--- Start ---

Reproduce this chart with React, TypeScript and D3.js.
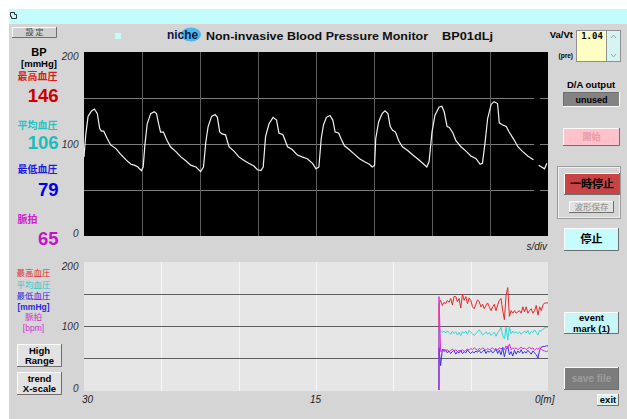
import React from "react";
import * as d3 from "d3";

const W = 627;
const H = 419;

// pressure waveform on the sweep: [seconds, mmHg]; null = erase bar gap
const pressureTrace: [number, number | null][] = [
  [0, 86], [0.03, 110], [0.07, 130], [0.13, 136], [0.18, 138], [0.23, 133], [0.27, 117], [0.3, 114],
  [0.34, 114], [0.4, 106], [0.46, 99], [0.55, 95], [0.63, 89], [0.72, 83], [0.81, 78], [0.87, 77],
  [0.93, 75], [0.99, 71], [1.02, 75], [1.05, 99], [1.09, 122], [1.15, 133], [1.21, 135], [1.25, 133],
  [1.29, 121], [1.32, 113], [1.37, 113], [1.43, 104], [1.49, 97], [1.58, 92], [1.67, 86], [1.75, 82],
  [1.84, 77], [1.93, 75], [2.01, 70], [2.06, 75], [2.1, 102], [2.14, 119], [2.2, 130], [2.26, 132],
  [2.3, 129], [2.34, 113], [2.38, 111], [2.44, 110], [2.5, 97], [2.59, 92], [2.67, 86], [2.76, 82],
  [2.84, 79], [2.93, 76], [2.99, 72], [3.05, 71], [3.09, 75], [3.13, 108], [3.19, 122], [3.26, 129],
  [3.32, 126], [3.36, 112], [3.43, 110], [3.51, 97], [3.59, 94], [3.68, 88], [3.76, 86], [3.85, 84],
  [3.94, 79], [4.0, 73], [4.05, 75], [4.09, 106], [4.13, 121], [4.18, 129], [4.24, 131], [4.29, 126],
  [4.33, 113], [4.39, 112], [4.43, 106], [4.49, 98], [4.57, 94], [4.66, 89], [4.75, 84], [4.83, 81],
  [4.92, 78], [4.97, 75], [5.01, 77], [5.03, 106], [5.08, 124], [5.14, 133], [5.19, 136], [5.24, 133],
  [5.28, 119], [5.32, 115], [5.37, 113], [5.43, 103], [5.49, 97], [5.58, 93], [5.67, 88], [5.75, 84],
  [5.84, 79], [5.91, 75], [5.95, 81], [6.0, 113], [6.05, 131], [6.12, 140], [6.17, 141], [6.21, 135],
  [6.26, 119], [6.3, 118], [6.36, 112], [6.41, 104], [6.5, 97], [6.59, 92], [6.67, 87], [6.76, 84],
  [6.83, 78], [6.87, 79], [6.91, 99], [6.96, 128], [7.02, 143], [7.07, 146], [7.13, 144], [7.16, 123],
  [7.21, 121], [7.28, 119], [7.33, 113], [7.42, 104], [7.48, 97], [7.56, 92], [7.65, 87], [7.75, 83],
  [7.8, null], [7.84, 77], [7.94, 73], [7.98, 79],
];
const eraseBar = [7.76, 7.86]; // seconds

// current readings
const readLabels = ["最高血圧", "平均血圧", "最低血圧", "脈拍"];
const readValues = [146, 106, 79, 65];
const readColors = ["#e01818", "#22c4c4", "#1c1ce8", "#cc22cc"];
const valueColors = ["#cc0000", "#1cbcbc", "#0000ee", "#c414c4"];

// trend, minutes ago of first sample; samples run evenly to now
const trendStart = 7.05;
const trendSys = [
  135, 140, 132, 137, 135, 140, 137, 143, 133, 146, 146, 138, 143, 128, 150, 140, 146, 135, 144, 140,
  130, 127, 134, 141, 138, 130, 134, 127, 132, 136, 130, 124, 130, 134, 124, 133, 140, 143, 124, 110,
  148, 160, 115, 124, 120, 124, 120, 122, 124, 120, 130, 122, 130, 120, 124, 127, 120, 124, 132, 117,
  130, 124, 133, 136, 136, 136,
];
const trendMean = [
  95, 92, 90, 92, 89, 92, 90, 87, 92, 88, 91, 86, 90, 85, 91, 89, 92, 87, 93, 90,
  88, 85, 88, 91, 94, 90, 86, 88, 91, 87, 90, 85, 88, 90, 84, 90, 93, 98, 85, 80,
  98, 78, 99, 88, 92, 89, 91, 88, 91, 87, 90, 92, 89, 93, 87, 91, 90, 94, 90, 86,
  93, 92, 95, 97, 98, 98,
];
const trendDia = [
  66, 38, 64, 60, 63, 58, 61, 57, 60, 62, 56, 60, 58, 62, 57, 60, 58, 63, 59, 57,
  60, 58, 61, 59, 62, 58, 60, 63, 57, 61, 59, 62, 58, 60, 64, 57, 62, 55, 66, 52,
  63, 68, 55, 60, 53, 62, 56, 61, 58, 63, 57, 60, 58, 62, 59, 56, 61, 58, 55, 50,
  62, 67, 68, 68, 69, 69,
];
const trendPulse = [
  146, 60, 62, 64, 61, 63, 60, 62, 64, 61, 63, 60, 62, 61, 63, 60, 62, 64, 62, 65,
  63, 66, 64, 62, 65, 63, 66, 64, 62, 65, 63, 64, 66, 63, 65, 62, 66, 64, 67, 63,
  69, 65, 72, 63, 66, 64, 66, 63, 65, 67, 64, 66, 63, 65, 67, 64, 66, 62, 65, 64,
  66, 63, 62, 61, 60, 61,
];
const trendColors = ["#e82828", "#30d8d8", "#3434f0", "#d830e0"];
const legendLabels = ["最高血圧", "平均血圧", "最低血圧", "[mmHg]", "脈拍", "[bpm]"];
const legendColors = ["#e02828", "#28c8c8", "#2828e0", "#2828e0", "#d030d0", "#d030d0"];

const yTicks = [0, 100, 200];
const waveGridY = [50, 100, 150];
const waveGridX = [1, 2, 3, 4, 5, 6, 7];
const trendGridY = [50, 100, 150];
const trendGridX = [25, 20, 15, 10, 5];
const trendXTicks = ["30", "15", "0[m]"];

const BG = "#d5d5d5";
const LAT = "'Liberation Sans', Arial, sans-serif";
const JP = "'Noto Sans CJK JP', sans-serif";

function Btn(p: {
  x: number; y: number; w: number; h: number; fill: string; lines: string[];
  color?: string; size?: number; font?: string; weight?: string; sunk?: boolean;
}) {
  const { x, y, w, h, fill, lines } = p;
  const size = p.size ?? 10;
  const lh = size * 1.1;
  const hi = "#fbfbfb";
  const lo = "#6e6e6e";
  return (
    <g>
      <rect x={x} y={y} width={w} height={h} fill={fill} />
      <polyline points={`${x + 0.5},${y + h} ${x + 0.5},${y + 0.5} ${x + w},${y + 0.5}`} fill="none" stroke={p.sunk ? lo : hi} />
      <polyline points={`${x + w - 0.5},${y} ${x + w - 0.5},${y + h - 0.5} ${x},${y + h - 0.5}`} fill="none" stroke={p.sunk ? hi : lo} />
      {lines.map((l, i) => (
        <text
          key={i}
          x={x + w / 2}
          y={y + h / 2 + (i - (lines.length - 1) / 2) * lh + size * 0.36}
          textAnchor="middle"
          fontSize={size}
          fontWeight={p.weight ?? "bold"}
          fontFamily={p.font ?? LAT}
          fill={p.color ?? "#000"}
        >
          {l}
        </text>
      ))}
    </g>
  );
}

export default function App() {
  const waveX = d3.scaleLinear().domain([0, 8]).range([84, 548]);
  const waveY = d3.scaleLinear().domain([0, 200]).range([236, 52]);
  const trendX = d3.scaleLinear().domain([30, 0]).range([84, 548]);
  const trendY = d3.scaleLinear().domain([0, 200]).range([390, 262]);

  const waveLine = d3
    .line<[number, number | null]>()
    .defined((d) => d[1] !== null)
    .x((d) => waveX(d[0]))
    .y((d) => waveY(d[1] as number));

  const trendLine = d3
    .line<[number, number]>()
    .x((d) => trendX(d[0]))
    .y((d) => trendY(d[1]));

  const toPts = (vals: number[]): [number, number][] => {
    const step = trendStart / (vals.length - 1);
    return [[trendStart, 0] as [number, number]].concat(
      vals.map((v, i) => [trendStart - i * step, v] as [number, number])
    );
  };
  const trendSeries = [trendSys, trendMean, trendDia, trendPulse];

  const tickLabelY = (y: number, top: number, bottom: number) =>
    Math.min(Math.max(y + 4, top + 8), bottom + 1);

  return (
    <svg width={W} height={H} style={{ position: "absolute", left: 0, top: 0 }}>
      <rect width={W} height={H} fill="#ffffff" />
      <rect x={9} y={9} width={W - 9} height={H - 9} fill={BG} />
      {/* title bar */}
      <rect x={9} y={9} width={W - 9} height={15} fill="#c2fcfc" />
      <path d="M10.5,12.5 h4 v2 h2 v4 h-5 v-2 h-1 z" fill="none" stroke="#303030" />

      {/* top row */}
      <Btn x={12} y={27} w={45} h={11} fill="#d0d0d0" lines={["設 定"]} size={8} font={JP} weight="normal" color="#404040" />
      <rect x={115} y={33} width={6} height={6} fill="#c8fafa" />
      <ellipse cx={191} cy={34.5} rx={10} ry={7} fill="#4cb8e8" />
      <text x={167} y={38.5} fontSize={12} fontWeight="bold" fontFamily={LAT} fill="#0c1840"
        textLength={31} lengthAdjust="spacingAndGlyphs">
        niche
      </text>
      <text x={206} y={40} fontSize={11.5} fontWeight="bold" fontFamily={LAT} fill="#101010"
        textLength={222} lengthAdjust="spacingAndGlyphs">
        Non-invasive Blood Pressure Monitor
      </text>
      <text x={442} y={40} fontSize={11.5} fontWeight="bold" fontFamily={LAT} fill="#101010"
        textLength={51} lengthAdjust="spacingAndGlyphs">
        BP01dLj
      </text>

      {/* left readings */}
      <text x={39} y={56} textAnchor="middle" fontSize={11} fontWeight="bold" fontFamily={LAT}>BP</text>
      <text x={39} y={66.5} textAnchor="middle" fontSize={9.5} fontWeight="bold" fontFamily={LAT}>[mmHg]</text>
      {readLabels.map((l, i) => {
        const labelY = [79.5, 129, 173, 223][i];
        const valY = [102, 148.5, 196, 245][i];
        return (
          <g key={l}>
            <text x={17.5} y={labelY} fontSize={10} fontWeight="bold" fontFamily={JP} fill={readColors[i]}>{l}</text>
            <text x={58.5} y={valY} textAnchor="end" fontSize={18.5} fontWeight="bold" fontFamily={LAT} fill={valueColors[i]}>
              {readValues[i]}
            </text>
          </g>
        );
      })}

      {/* waveform panel */}
      <rect x={84} y={52} width={464} height={184} fill="#000" />
      {waveGridY.map((v) => (
        <line key={v} x1={84} x2={548} y1={waveY(v) + 0.5} y2={waveY(v) + 0.5} stroke="#7c7c7c" />
      ))}
      {waveGridX.map((t) => (
        <line key={t} x1={Math.round(waveX(t)) + 0.5} x2={Math.round(waveX(t)) + 0.5} y1={52} y2={236} stroke="#5c5c5c" />
      ))}
      <rect x={waveX(eraseBar[0])} y={52} width={waveX(eraseBar[1]) - waveX(eraseBar[0])} height={184} fill="#000" />
      <path d={waveLine(pressureTrace) ?? ""} fill="none" stroke="#f2f2f2" strokeWidth={1.2} />
      {yTicks.map((v) => (
        <text key={v} x={78.5} y={tickLabelY(waveY(v), 52, 236)} textAnchor="end" fontSize={10} fontStyle="italic" fontFamily={LAT} fill="#303030">
          {v}
        </text>
      ))}
      <text x={547} y={250} textAnchor="end" fontSize={10} fontStyle="italic" fontFamily={LAT} fill="#202020">s/div</text>

      {/* trend panel */}
      <rect x={84} y={262} width={464} height={129} fill="#e6e6e6" />
      {trendGridX.map((m) => (
        <line key={m} x1={Math.round(trendX(m)) + 0.5} x2={Math.round(trendX(m)) + 0.5} y1={262} y2={391} stroke="#f6f6f6" />
      ))}
      {trendGridY.map((v) => (
        <line key={v} x1={84} x2={548} y1={Math.round(trendY(v)) + 0.5} y2={Math.round(trendY(v)) + 0.5} stroke="#5e5e5e" />
      ))}
      {trendSeries.map((s, i) => (
        <path key={i} d={trendLine(toPts(s)) ?? ""} fill="none" stroke={trendColors[i]} strokeWidth={1} />
      ))}
      {yTicks.map((v) => (
        <text key={v} x={78.5} y={tickLabelY(trendY(v), 262, 391)} textAnchor="end" fontSize={10} fontStyle="italic" fontFamily={LAT} fill="#303030">
          {v}
        </text>
      ))}
      {trendXTicks.map((t, i) => (
        <text key={t} x={[82, 310, 535][i]} y={403} fontSize={10} fontStyle="italic" fontFamily={LAT} fill="#202020">
          {t}
        </text>
      ))}

      {/* trend legend */}
      {legendLabels.map((l, i) => (
        <text key={l} x={33.5} y={[275.5, 287.5, 298.5, 309.5, 320, 330.5][i]} textAnchor="middle" fontSize={8.5}
          fontFamily={i === 3 || i === 5 ? LAT : JP} fontWeight={i === 3 ? "bold" : "normal"} fill={legendColors[i]}>
          {l}
        </text>
      ))}
      <Btn x={17} y={344} w={45} h={23} fill="#e2e2e2" lines={["High", "Range"]} size={9.5} />
      <Btn x={17} y={372} w={45} h={23} fill="#e2e2e2" lines={["trend", "X-scale"]} size={9.5} />

      {/* right controls */}
      <text x={573} y={38} textAnchor="end" fontSize={9.5} fontWeight="bold" fontFamily={LAT}>Va/Vt</text>
      <text x={573} y={58} textAnchor="end" fontSize={6.5} fontWeight="bold" fontFamily={LAT}>(pre)</text>
      <rect x={576.5} y={30.5} width={30} height={31} fill="#ffffc4" stroke="#909090" />
      <rect x={606.5} y={30.5} width={14} height={31} fill="#d6f4f4" stroke="#909090" />
      <text x={592} y={38.5} textAnchor="middle" fontSize={9} fontWeight="bold" fontFamily="'DejaVu Sans Mono', monospace">1.04</text>
      <path d="M611,38 l2.5,-3 l2.5,3" fill="none" stroke="#a0a0a0" />
      <path d="M611,54 l2.5,3 l2.5,-3" fill="none" stroke="#a0a0a0" />
      <text x={591} y={88} textAnchor="middle" fontSize={9.5} fontWeight="bold" fontFamily={LAT}>D/A output</text>
      <Btn x={563} y={92} w={57} h={15} fill="#838383" lines={["unused"]} size={9} sunk />
      <Btn x={563} y={128} w={57} h={18} fill="#ffc2ca" lines={["開始"]} size={9} font={JP} color="#e89aa6" />
      <rect x={557.5} y={166.5} width={63} height={52} fill="none" stroke="#9a9a9a" />
      <rect x={558.5} y={167.5} width={61} height={50} fill="none" stroke="#f0f0f0" />
      <Btn x={564} y={173} w={56} h={22} fill="#c84444" lines={["一時停止"]} size={11} font={JP} />
      <Btn x={569} y={201} w={45} h={12} fill="#e2e2e2" lines={["波形保存"]} size={8.5} font={JP} weight="normal" color="#8a8a8a" />
      <Btn x={564} y={228} w={55} h={23} fill="#c6fcfc" lines={["停止"]} size={11} font={JP} />
      <Btn x={564} y={312} w={55} h={22} fill="#c8f6f6" lines={["event", "mark (1)"]} size={9.5} />
      <Btn x={564} y={367} w={55} h={23} fill="#7c7c7c" lines={["save file"]} size={10} color="#9c9c9c" />
      <Btn x={597} y={394} w={22} h={12} fill="#dcf2f2" lines={["exit"]} size={9.5} />
    </svg>
  );
}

--- End ---

▶ **CHALLENGE**
Would you reproduce the lines above, from the very first through the line containing "const H = 419;", exactly and without the pictures?

▶ **WORKED ANSWER**
Reproduce this chart with React, TypeScript and D3.js.
import React from "react";
import * as d3 from "d3";

const W = 627;
const H = 419;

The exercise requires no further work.